━━━━━ Records shown
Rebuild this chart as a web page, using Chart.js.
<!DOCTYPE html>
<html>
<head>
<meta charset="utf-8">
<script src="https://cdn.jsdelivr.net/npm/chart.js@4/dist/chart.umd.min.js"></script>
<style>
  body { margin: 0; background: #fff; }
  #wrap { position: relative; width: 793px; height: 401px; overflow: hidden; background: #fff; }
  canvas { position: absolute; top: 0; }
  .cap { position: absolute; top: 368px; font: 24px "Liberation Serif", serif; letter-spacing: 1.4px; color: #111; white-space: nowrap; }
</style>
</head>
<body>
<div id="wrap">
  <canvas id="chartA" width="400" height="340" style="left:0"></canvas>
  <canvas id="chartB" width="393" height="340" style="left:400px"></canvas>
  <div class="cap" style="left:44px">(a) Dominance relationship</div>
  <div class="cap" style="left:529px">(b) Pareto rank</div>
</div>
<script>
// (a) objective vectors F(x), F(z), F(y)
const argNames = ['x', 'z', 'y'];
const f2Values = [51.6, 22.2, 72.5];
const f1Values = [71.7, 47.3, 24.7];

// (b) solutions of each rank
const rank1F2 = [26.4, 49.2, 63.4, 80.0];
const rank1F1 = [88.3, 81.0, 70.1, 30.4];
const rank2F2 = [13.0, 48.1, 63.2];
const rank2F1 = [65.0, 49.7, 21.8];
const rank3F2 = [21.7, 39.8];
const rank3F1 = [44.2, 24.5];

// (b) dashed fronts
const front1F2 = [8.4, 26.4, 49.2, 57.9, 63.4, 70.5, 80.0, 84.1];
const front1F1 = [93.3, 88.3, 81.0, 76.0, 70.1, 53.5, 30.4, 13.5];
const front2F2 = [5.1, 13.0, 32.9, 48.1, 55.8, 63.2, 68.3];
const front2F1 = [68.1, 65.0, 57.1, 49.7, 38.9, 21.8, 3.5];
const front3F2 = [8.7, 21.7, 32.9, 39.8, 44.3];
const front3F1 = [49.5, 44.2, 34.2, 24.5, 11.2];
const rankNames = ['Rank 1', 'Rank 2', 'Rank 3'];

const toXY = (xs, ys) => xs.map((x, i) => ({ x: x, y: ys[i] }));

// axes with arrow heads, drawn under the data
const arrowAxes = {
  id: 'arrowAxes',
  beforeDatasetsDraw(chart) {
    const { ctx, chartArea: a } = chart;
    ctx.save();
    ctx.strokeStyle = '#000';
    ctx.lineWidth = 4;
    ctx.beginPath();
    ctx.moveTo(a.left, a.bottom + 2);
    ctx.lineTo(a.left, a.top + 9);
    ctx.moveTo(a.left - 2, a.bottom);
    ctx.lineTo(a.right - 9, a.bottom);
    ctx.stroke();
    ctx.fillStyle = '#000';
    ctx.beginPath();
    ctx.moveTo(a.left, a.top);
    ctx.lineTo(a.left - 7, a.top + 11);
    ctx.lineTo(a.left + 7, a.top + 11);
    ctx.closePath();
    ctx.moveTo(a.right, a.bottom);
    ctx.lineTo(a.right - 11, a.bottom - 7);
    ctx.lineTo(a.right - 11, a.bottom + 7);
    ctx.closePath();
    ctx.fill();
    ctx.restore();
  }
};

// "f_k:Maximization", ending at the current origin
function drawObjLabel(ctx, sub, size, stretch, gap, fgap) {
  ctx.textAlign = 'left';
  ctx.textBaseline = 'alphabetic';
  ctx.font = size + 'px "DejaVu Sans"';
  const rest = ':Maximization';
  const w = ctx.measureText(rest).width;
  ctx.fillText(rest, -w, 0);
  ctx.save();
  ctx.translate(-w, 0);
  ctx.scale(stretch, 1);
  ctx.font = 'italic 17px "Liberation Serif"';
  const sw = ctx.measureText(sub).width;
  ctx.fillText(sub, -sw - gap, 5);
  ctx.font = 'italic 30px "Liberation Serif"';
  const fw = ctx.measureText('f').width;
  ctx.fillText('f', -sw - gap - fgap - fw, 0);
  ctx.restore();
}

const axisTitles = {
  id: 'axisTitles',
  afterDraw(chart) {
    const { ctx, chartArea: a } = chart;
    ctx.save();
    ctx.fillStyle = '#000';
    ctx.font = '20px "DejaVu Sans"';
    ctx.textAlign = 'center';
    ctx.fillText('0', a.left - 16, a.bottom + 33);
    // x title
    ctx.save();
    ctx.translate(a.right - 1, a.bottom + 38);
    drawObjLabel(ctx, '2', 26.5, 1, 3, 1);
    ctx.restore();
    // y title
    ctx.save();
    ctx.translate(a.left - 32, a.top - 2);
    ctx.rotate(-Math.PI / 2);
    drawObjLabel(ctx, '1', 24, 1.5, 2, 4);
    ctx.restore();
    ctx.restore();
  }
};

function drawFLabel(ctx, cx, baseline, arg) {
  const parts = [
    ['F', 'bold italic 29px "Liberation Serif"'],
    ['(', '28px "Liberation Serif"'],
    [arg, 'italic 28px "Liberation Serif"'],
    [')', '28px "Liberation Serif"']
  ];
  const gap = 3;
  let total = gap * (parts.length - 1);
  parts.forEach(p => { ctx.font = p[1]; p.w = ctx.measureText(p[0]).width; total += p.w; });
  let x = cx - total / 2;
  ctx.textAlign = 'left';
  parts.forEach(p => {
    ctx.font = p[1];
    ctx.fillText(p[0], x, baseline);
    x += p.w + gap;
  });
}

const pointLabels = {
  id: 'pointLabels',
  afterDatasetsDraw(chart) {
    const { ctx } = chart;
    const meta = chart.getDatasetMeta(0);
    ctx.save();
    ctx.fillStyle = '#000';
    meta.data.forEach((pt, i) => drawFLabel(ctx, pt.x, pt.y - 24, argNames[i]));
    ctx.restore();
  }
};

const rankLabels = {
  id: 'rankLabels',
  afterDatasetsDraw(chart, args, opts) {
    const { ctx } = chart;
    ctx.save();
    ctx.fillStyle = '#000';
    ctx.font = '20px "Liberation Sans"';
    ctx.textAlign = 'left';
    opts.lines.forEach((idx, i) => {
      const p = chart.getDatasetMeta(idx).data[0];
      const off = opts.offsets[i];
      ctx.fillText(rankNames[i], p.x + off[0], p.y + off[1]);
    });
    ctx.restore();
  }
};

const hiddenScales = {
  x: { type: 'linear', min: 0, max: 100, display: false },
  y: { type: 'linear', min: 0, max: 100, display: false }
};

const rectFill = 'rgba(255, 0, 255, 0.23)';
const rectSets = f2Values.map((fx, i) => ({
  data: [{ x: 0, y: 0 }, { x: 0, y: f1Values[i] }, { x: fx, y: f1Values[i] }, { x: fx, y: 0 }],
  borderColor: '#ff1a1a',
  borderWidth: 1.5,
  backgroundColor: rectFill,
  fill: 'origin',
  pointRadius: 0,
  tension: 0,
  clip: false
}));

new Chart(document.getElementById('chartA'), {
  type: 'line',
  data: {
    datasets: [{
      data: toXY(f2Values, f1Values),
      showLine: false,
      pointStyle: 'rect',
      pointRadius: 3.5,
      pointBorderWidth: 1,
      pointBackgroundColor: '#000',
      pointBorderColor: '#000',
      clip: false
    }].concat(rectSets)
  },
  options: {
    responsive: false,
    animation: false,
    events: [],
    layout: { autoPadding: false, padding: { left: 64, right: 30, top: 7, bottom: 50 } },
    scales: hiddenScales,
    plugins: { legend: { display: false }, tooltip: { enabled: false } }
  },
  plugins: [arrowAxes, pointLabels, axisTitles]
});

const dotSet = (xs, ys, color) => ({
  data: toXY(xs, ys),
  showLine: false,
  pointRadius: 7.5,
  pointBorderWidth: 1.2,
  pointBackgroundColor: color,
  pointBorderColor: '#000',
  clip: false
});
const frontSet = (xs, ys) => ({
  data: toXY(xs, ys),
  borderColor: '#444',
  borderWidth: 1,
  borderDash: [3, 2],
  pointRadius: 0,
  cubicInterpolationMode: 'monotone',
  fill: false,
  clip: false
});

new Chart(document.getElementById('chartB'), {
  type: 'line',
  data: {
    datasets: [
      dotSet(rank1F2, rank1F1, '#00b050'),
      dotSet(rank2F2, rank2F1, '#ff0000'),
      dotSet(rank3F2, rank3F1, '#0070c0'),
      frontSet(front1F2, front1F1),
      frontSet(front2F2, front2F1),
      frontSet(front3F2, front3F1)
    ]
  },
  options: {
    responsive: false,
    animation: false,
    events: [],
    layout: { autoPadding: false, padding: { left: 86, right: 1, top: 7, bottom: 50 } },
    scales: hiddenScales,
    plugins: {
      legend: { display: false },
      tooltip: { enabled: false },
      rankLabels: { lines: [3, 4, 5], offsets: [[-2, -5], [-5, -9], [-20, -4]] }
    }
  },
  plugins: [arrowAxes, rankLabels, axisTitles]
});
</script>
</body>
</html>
━━━━━━━━━━
━━━━━ Records shown
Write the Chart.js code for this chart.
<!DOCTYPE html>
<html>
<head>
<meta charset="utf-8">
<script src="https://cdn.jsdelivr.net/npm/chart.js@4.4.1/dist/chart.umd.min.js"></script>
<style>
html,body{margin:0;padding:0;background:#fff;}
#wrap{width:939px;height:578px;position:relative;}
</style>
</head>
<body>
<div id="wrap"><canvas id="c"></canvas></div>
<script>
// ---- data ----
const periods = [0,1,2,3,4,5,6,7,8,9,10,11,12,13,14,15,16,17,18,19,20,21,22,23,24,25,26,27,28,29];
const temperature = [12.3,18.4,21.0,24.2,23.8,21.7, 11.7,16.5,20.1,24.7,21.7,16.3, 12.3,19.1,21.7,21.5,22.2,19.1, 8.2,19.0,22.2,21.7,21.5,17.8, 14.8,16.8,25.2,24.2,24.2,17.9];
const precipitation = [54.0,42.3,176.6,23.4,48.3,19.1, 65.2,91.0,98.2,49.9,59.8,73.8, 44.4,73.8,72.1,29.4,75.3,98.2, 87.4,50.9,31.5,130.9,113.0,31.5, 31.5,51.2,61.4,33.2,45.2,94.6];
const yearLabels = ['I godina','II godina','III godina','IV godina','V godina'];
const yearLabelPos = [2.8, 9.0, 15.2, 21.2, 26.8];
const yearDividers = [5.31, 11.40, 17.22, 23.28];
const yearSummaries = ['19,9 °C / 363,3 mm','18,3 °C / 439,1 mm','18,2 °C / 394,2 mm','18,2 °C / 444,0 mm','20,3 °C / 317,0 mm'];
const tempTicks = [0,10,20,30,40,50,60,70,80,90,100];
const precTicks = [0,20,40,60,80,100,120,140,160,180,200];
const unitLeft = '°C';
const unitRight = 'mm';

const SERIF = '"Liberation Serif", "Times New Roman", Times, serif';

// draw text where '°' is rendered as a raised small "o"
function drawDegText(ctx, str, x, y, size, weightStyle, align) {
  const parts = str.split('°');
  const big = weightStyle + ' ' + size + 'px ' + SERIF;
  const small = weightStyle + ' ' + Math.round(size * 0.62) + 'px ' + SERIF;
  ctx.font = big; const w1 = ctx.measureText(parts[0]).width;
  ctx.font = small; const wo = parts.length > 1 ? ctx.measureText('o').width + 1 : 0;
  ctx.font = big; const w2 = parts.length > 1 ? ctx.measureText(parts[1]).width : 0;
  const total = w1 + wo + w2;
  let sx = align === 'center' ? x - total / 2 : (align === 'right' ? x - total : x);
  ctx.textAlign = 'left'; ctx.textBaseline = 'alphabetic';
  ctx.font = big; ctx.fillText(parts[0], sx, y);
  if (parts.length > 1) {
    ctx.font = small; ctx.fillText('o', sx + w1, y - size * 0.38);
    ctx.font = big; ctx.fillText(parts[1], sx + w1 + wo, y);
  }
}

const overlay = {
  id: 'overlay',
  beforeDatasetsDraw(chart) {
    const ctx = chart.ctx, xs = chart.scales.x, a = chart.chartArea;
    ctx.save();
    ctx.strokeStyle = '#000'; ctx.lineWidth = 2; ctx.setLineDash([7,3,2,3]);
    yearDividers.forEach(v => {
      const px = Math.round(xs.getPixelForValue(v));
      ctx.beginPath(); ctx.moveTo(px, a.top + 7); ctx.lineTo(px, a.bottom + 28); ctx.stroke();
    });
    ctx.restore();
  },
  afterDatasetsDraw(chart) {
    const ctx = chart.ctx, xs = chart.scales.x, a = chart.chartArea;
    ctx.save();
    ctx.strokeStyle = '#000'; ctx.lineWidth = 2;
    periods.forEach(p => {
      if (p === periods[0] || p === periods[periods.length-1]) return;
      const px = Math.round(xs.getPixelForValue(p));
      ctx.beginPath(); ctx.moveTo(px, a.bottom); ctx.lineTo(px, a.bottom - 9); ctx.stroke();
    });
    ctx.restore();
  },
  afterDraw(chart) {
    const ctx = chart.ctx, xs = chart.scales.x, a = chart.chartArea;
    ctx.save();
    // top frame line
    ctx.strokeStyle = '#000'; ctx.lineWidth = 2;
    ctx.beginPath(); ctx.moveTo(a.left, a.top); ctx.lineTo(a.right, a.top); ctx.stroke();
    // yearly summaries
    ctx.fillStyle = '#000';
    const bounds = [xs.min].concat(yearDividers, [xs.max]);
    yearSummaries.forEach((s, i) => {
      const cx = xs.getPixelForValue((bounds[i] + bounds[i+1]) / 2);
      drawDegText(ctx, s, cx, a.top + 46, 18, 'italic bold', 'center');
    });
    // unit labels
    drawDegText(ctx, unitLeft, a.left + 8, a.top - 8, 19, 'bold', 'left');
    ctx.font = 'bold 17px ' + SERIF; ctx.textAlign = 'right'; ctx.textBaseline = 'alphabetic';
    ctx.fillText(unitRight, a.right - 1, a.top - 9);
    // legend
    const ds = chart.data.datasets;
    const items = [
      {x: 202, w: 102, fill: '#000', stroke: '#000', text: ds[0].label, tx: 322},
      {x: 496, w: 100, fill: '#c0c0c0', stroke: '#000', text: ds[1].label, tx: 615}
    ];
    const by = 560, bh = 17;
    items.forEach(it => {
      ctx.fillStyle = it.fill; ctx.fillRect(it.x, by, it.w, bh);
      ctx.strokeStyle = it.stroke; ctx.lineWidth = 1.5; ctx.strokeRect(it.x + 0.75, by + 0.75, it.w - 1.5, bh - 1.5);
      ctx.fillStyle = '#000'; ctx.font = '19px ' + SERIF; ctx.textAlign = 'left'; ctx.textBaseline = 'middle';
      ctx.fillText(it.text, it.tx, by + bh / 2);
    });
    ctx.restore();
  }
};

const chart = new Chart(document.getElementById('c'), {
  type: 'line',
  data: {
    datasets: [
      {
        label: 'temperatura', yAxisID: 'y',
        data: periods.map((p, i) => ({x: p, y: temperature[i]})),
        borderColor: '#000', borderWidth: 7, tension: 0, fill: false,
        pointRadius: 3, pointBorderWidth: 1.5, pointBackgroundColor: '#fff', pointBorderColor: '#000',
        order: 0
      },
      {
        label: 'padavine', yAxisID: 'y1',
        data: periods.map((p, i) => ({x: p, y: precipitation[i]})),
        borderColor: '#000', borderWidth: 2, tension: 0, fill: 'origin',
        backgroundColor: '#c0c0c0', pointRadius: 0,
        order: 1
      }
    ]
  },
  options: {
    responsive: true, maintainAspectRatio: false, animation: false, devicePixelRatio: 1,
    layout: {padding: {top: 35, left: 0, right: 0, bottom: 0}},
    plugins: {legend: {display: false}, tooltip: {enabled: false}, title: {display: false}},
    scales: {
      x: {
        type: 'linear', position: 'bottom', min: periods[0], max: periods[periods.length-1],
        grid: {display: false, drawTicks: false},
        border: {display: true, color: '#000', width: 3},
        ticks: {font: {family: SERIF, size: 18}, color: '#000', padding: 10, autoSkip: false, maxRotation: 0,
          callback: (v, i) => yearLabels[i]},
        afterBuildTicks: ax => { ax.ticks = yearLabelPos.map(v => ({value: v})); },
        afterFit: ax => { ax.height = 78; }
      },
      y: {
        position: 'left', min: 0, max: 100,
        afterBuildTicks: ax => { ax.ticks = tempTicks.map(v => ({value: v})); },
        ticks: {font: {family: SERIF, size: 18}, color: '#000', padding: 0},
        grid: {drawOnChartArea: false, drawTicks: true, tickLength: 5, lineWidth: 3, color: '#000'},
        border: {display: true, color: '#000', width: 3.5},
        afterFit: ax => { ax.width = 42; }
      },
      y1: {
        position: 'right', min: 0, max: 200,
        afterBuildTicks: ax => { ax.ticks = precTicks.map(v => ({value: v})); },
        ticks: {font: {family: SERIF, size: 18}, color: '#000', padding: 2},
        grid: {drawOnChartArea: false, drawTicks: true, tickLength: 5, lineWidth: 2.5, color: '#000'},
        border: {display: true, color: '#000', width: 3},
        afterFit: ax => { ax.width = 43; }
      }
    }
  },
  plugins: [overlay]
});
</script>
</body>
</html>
━━━━━━━━━━
━━━━━ Records shown
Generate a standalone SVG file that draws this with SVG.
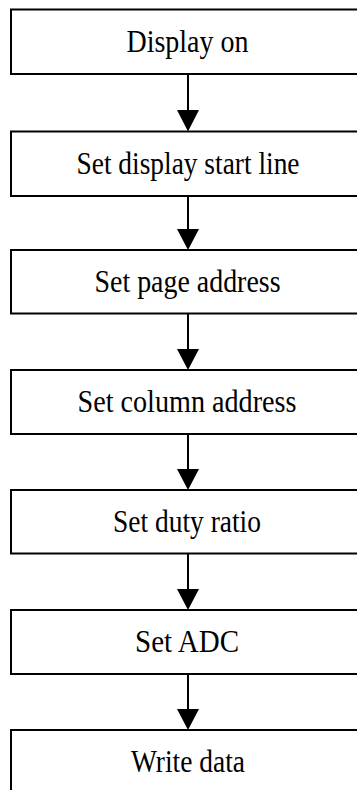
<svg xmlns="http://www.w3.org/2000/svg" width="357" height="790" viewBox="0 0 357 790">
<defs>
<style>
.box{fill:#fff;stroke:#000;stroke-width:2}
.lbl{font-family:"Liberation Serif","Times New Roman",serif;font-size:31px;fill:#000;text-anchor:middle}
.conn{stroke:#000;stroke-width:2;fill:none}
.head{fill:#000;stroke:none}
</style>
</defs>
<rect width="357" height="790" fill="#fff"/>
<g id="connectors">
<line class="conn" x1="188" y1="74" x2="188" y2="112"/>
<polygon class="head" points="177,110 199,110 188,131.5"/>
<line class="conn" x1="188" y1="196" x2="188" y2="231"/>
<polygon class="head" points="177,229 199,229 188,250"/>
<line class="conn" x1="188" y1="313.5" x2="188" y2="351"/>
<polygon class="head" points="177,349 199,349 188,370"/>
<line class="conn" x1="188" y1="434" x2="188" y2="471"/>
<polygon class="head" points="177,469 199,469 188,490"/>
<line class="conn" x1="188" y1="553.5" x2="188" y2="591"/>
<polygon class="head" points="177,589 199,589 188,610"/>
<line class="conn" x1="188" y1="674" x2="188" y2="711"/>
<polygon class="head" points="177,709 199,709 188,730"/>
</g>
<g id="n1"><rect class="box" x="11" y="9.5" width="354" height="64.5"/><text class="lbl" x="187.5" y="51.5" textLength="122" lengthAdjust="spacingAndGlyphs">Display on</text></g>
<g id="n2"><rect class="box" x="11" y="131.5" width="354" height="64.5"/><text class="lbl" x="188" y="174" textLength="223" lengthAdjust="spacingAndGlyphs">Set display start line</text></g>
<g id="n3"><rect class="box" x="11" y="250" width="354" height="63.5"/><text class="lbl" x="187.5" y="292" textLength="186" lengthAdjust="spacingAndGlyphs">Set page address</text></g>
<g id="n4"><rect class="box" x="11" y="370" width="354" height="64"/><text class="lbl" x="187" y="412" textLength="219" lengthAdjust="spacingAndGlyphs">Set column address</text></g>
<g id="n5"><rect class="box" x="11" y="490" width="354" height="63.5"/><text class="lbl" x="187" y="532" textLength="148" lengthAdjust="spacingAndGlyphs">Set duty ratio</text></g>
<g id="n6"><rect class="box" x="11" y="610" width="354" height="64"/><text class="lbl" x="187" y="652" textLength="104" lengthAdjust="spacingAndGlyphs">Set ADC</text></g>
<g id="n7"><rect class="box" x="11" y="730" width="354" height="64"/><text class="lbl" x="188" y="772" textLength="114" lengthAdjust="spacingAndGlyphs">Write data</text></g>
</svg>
━━━━━━━━━━
Filter the entries down to the lines with the word "this" in them.

Rebuild this chart as a web page, using Chart.js.
Write the Chart.js code for this chart.
Generate a standalone SVG file that draws this with SVG.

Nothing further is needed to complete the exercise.